1     In Asia, there are two countries called Korea. One is North Korea. The other is South Korea. At one time, the countries were one nation. Korea had become a colony of Japan. When Japan was defeated in WWII, the nation was split.
 
2     Russia and the U.S. each took half. They tried to help Korea learn to take care of itself. Then the two halves had a bitter, bloody war. After three years of fighting, both sides agreed on a truce. The cease-fire was signed in July 1953.
 
3     Though they stopped shooting at each other, the two Koreas weren't on friendly terms. Each was afraid the other might attack at any time. A border was put up between them. This border was a strip of land five miles wide. It was called the Demilitarized Zone. (Demilitarized means that no military action, or fighting, was allowed in this zone.) The Zone is often called the DMZ.
 
4     Korea now looked a bit like a finger with a band aid across the middle. Tall fences were put up on the north and south sides of the zone. Guards with dogs patrolled the fences. No one was allowed on the "band aid." No one could cross from one Korea into the other. Since 1953, human feet have walked in very few places inside the DMZ.
 
5     One place where people are allowed in the DMZ is Panmunjom. In the war, this village was nearly blasted from the face of the earth. Later, officials from the two warring parties met in one of its ruined buildings. It was here that they finally agreed to a cease-fire.
 
6     The "truce village" has a few new buildings. They are long and narrow. The North/South line runs through the middle of the buildings, just like it does through Korea.

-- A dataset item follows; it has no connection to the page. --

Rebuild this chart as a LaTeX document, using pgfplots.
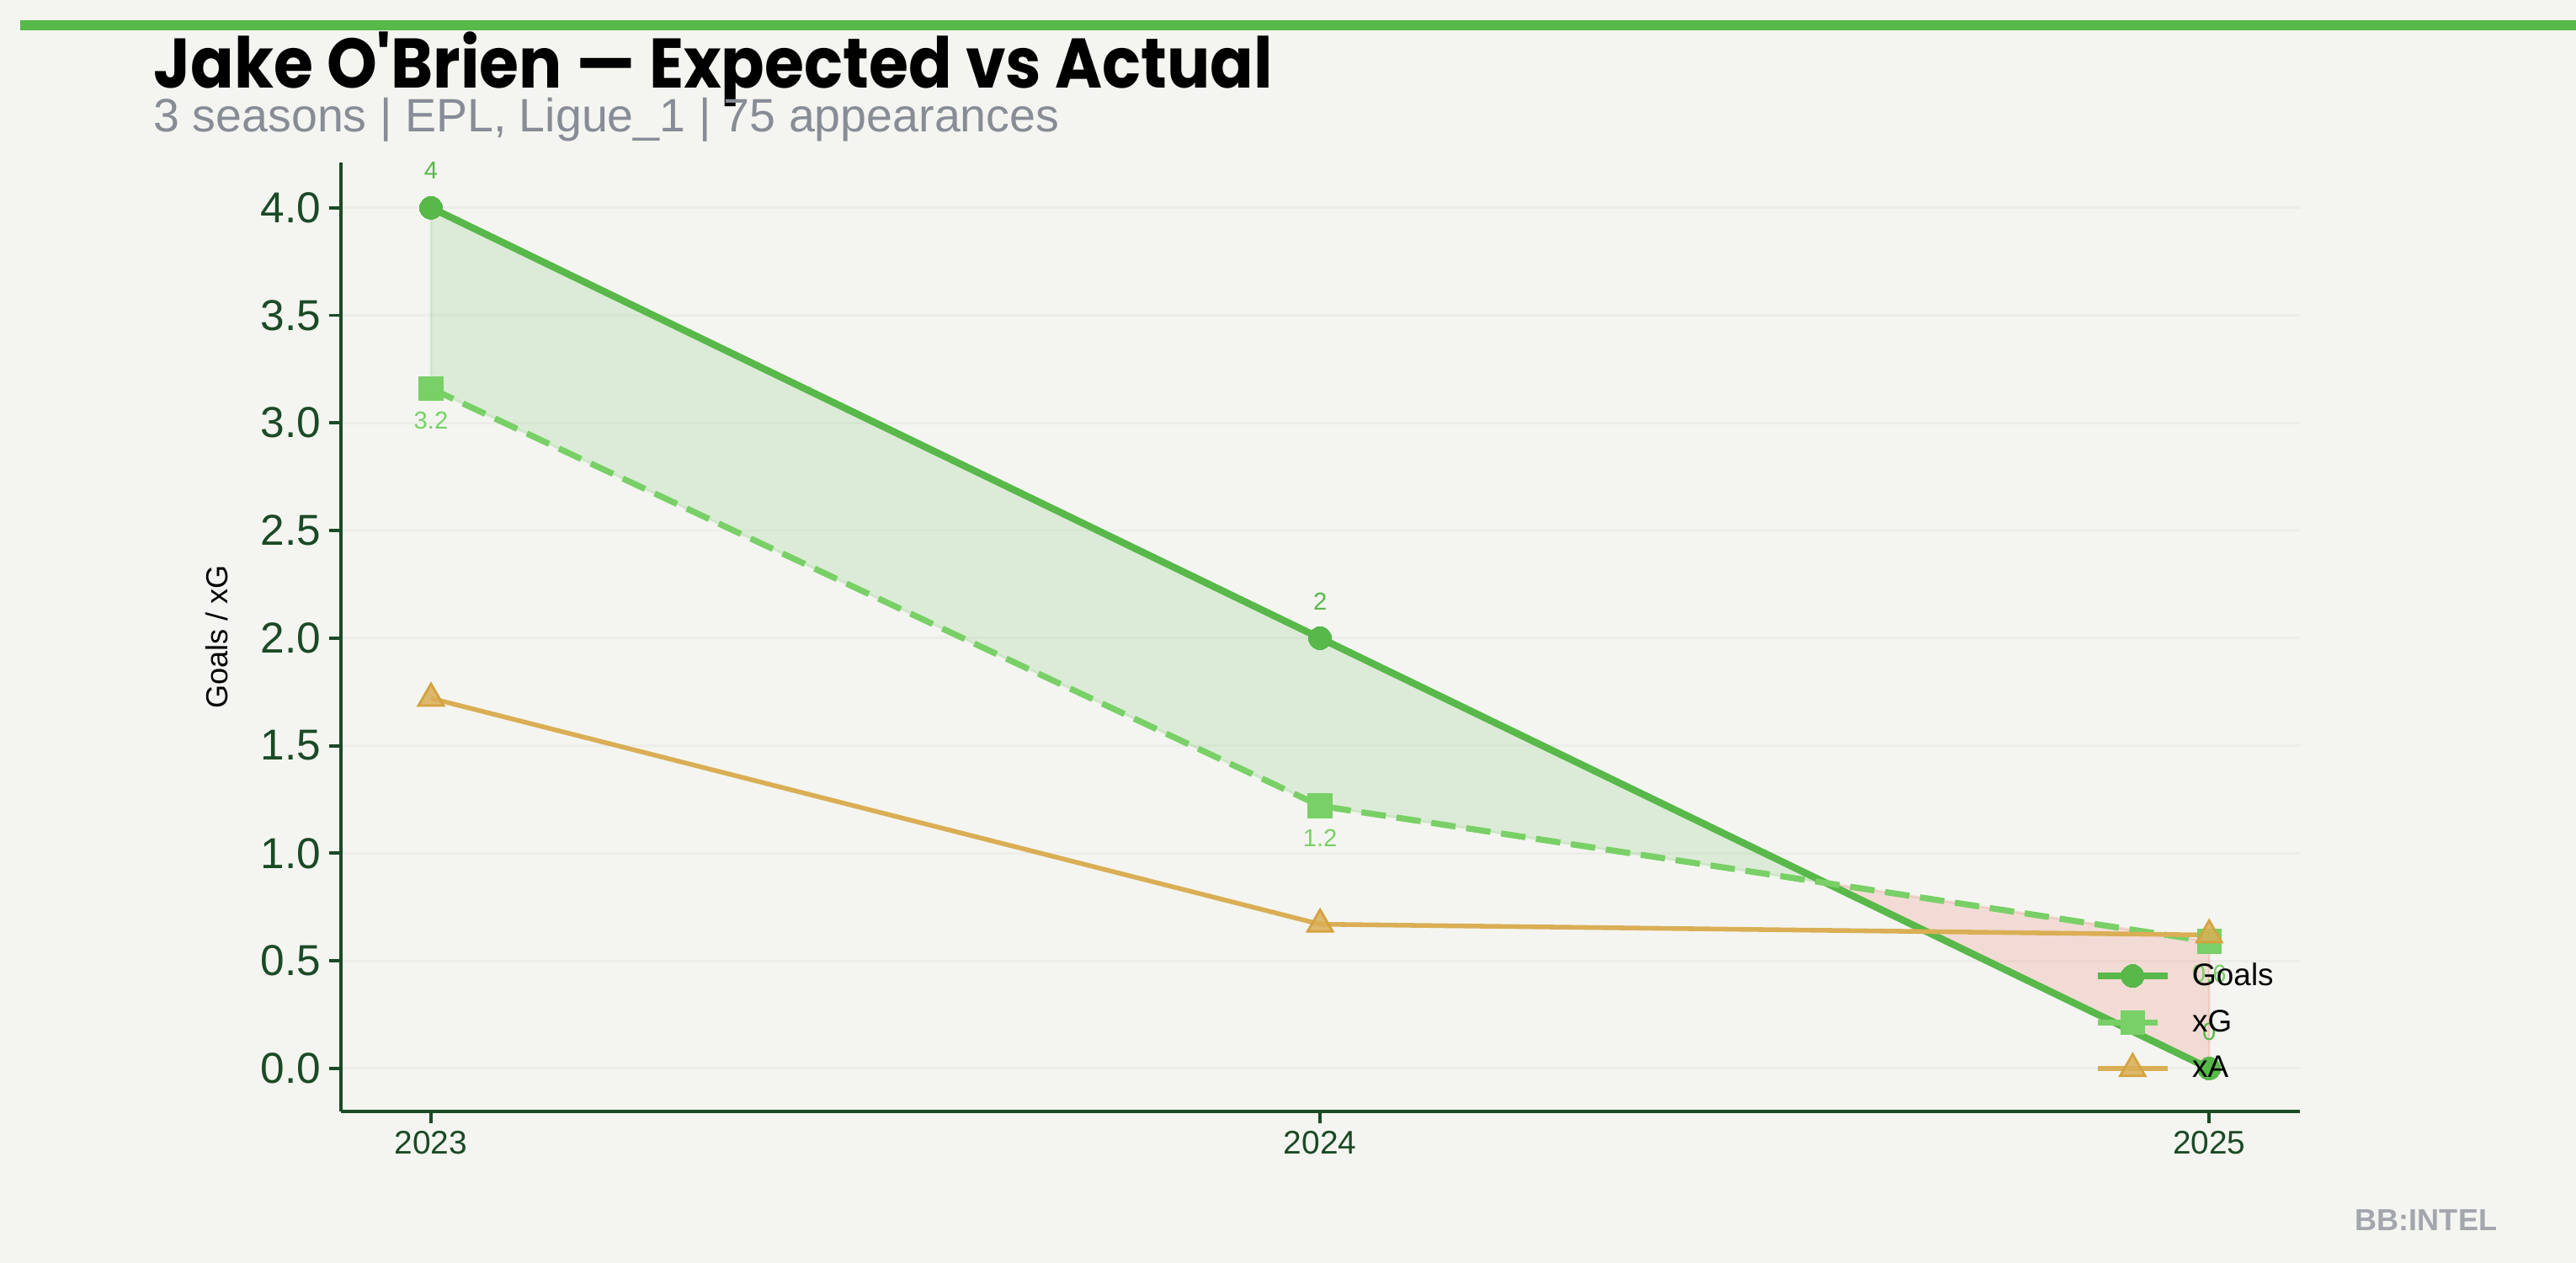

On one side, soldiers of North Korea stand guard. On the other side are South Korean guards.
 
7     Visitors may enter, but they are not allowed to speak to guards. In most places, snapping a picture is not allowed, either. The soldiers never smile, move, or speak. Their eyes are invisible behind mirrored sun glasses. They stand with legs braced in a martial arts stance. They are meant to look scary, and they do.
 
8     Officials from both sides meet in the buildings from time to time. They talk about peace between the two Koreas.